**Stored rows:**
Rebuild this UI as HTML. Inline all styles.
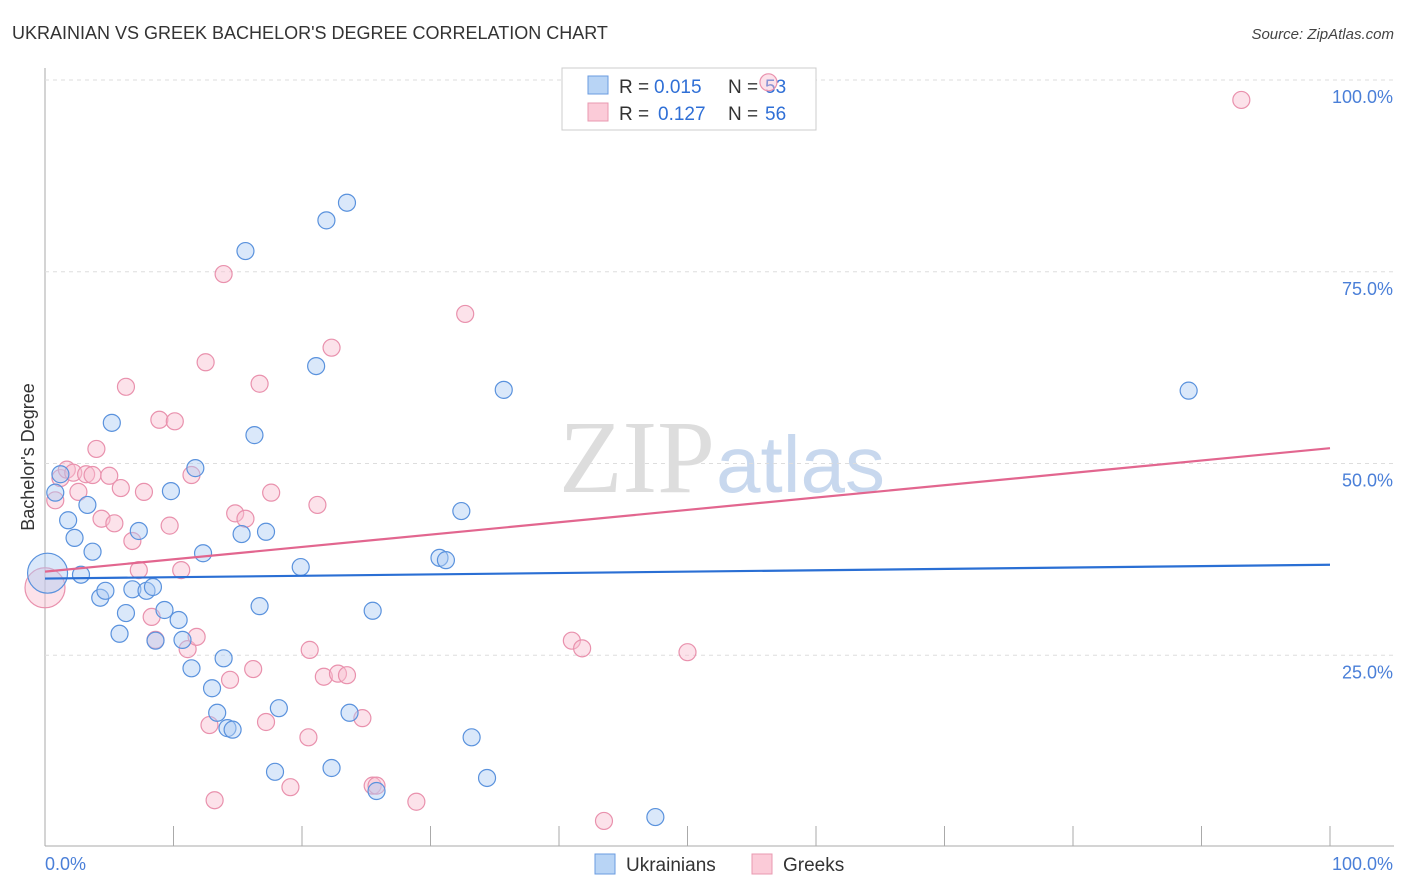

* * *

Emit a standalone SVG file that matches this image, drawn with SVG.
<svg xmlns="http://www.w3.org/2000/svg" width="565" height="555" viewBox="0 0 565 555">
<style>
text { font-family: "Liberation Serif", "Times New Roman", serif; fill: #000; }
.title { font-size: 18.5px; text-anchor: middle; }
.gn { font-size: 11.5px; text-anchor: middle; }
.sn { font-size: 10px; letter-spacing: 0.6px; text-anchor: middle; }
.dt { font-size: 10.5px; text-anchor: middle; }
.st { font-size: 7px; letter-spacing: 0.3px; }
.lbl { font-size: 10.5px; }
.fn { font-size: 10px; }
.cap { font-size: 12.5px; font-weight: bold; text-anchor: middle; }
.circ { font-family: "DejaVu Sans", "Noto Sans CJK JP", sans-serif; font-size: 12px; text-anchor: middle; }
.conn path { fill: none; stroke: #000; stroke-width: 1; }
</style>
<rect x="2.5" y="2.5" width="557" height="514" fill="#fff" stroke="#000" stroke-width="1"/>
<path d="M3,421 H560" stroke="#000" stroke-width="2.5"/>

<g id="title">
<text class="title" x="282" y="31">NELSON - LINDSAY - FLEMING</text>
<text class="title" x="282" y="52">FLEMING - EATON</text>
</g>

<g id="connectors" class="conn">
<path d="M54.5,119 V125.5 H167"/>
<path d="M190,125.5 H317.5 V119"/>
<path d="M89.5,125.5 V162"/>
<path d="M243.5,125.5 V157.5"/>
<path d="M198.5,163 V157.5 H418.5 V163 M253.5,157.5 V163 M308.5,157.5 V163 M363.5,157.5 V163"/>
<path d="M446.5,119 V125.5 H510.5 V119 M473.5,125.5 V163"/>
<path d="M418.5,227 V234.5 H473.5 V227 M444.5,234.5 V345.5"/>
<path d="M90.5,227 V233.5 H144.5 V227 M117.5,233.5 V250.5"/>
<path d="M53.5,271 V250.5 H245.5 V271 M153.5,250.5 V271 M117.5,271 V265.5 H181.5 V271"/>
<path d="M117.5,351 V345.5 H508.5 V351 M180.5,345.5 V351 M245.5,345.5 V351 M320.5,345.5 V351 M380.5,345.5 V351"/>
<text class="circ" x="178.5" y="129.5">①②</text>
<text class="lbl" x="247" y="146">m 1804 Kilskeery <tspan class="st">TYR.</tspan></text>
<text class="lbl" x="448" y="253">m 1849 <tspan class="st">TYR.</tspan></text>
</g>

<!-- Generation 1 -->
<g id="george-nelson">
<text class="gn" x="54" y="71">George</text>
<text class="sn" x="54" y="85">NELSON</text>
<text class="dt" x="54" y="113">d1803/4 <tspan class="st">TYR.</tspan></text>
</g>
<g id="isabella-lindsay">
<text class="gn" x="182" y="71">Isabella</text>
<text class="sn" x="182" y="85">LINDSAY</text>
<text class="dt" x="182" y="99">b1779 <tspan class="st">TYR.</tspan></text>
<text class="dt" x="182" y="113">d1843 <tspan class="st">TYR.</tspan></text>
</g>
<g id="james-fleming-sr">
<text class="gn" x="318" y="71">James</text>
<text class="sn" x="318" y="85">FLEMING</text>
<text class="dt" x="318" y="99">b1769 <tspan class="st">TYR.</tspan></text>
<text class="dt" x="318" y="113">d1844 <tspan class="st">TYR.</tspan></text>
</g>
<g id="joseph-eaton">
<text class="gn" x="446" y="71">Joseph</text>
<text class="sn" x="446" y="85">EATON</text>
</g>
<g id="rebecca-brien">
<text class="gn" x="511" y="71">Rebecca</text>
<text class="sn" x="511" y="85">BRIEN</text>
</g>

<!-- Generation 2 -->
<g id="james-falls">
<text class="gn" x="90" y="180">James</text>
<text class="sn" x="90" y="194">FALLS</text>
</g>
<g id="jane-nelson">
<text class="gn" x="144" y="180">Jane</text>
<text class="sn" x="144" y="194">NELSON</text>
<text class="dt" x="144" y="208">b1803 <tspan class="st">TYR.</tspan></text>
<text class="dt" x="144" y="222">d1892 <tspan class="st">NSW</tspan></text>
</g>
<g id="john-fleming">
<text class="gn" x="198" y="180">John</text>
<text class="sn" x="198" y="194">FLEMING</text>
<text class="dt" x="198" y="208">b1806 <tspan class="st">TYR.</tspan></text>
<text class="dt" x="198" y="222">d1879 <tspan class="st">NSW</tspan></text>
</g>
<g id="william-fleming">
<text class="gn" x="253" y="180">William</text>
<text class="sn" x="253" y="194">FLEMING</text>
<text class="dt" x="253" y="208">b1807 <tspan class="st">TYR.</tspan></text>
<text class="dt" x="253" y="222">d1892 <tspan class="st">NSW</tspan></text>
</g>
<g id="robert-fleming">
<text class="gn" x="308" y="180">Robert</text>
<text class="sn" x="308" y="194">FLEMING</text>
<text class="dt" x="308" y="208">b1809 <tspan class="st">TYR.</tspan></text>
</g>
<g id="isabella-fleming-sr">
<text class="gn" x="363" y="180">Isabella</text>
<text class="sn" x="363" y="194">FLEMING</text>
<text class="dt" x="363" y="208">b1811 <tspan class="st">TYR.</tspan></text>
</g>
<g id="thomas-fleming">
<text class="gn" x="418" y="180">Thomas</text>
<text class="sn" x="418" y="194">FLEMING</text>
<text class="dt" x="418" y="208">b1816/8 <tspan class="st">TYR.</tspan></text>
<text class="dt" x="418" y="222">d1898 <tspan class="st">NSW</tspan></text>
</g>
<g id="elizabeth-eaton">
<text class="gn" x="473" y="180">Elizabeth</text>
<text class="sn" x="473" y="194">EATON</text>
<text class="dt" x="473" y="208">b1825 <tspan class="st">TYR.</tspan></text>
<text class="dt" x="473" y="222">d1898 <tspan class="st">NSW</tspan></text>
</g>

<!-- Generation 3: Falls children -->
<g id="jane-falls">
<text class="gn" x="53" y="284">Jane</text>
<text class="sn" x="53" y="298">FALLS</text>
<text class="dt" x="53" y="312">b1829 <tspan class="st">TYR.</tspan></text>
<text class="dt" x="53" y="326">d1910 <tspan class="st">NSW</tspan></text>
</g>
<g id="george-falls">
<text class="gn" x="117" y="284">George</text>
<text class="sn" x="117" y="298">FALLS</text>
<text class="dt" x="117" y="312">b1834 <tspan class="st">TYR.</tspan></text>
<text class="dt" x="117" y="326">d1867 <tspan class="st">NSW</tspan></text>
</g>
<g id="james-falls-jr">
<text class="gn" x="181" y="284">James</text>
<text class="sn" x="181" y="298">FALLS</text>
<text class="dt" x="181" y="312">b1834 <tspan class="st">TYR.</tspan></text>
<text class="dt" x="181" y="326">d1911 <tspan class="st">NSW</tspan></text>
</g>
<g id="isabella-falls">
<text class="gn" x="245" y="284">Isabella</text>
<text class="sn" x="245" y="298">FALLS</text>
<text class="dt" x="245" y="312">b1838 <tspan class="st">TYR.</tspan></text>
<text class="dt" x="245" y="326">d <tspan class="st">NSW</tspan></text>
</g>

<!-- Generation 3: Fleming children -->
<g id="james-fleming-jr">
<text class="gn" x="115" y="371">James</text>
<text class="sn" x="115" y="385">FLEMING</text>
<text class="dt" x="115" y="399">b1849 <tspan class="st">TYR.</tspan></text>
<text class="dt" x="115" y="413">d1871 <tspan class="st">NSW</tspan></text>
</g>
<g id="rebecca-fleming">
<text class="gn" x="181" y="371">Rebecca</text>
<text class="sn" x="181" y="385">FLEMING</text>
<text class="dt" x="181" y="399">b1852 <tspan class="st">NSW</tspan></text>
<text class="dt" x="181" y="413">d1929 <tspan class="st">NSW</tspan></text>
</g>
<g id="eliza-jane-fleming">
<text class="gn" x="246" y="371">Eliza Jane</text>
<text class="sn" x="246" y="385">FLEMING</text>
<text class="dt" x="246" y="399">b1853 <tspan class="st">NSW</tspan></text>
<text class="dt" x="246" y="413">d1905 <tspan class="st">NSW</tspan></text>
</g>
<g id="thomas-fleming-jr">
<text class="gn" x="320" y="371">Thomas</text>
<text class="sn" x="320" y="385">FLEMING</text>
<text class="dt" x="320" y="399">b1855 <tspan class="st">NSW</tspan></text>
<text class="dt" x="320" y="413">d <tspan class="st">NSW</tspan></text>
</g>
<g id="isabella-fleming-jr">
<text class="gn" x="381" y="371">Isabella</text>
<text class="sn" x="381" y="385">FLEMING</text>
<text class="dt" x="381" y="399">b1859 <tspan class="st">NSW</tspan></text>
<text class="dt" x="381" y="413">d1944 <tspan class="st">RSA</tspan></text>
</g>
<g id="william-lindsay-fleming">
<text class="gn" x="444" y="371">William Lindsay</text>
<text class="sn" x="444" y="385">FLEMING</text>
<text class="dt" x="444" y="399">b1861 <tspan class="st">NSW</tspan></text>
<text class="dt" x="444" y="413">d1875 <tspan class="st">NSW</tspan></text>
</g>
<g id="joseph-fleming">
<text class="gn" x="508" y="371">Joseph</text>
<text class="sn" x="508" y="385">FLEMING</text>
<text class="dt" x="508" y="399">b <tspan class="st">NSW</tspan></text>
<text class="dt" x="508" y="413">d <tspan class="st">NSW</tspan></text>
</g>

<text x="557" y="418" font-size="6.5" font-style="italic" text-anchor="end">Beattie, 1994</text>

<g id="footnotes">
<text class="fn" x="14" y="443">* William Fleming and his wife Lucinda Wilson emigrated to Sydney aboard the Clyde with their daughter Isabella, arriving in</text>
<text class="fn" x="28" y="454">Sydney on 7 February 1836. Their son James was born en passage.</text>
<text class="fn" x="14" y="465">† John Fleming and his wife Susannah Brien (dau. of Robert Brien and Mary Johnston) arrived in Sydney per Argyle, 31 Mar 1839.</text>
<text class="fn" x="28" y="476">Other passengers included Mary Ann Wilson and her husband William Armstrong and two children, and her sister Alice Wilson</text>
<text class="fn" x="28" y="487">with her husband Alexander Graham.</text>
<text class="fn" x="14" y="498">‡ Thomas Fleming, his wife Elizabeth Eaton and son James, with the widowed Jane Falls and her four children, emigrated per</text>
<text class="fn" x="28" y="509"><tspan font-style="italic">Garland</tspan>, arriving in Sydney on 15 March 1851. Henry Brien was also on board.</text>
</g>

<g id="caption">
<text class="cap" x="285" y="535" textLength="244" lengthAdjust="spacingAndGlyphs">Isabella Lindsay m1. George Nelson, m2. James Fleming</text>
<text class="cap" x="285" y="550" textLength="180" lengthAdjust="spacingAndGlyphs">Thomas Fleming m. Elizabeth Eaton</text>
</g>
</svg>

**Direction:**
Gather and copy every line of the data in which the string "this" is found.

**Full solution:**
Rebuild this UI as HTML. Inline all styles.
Emit a standalone SVG file that matches this image, drawn with SVG.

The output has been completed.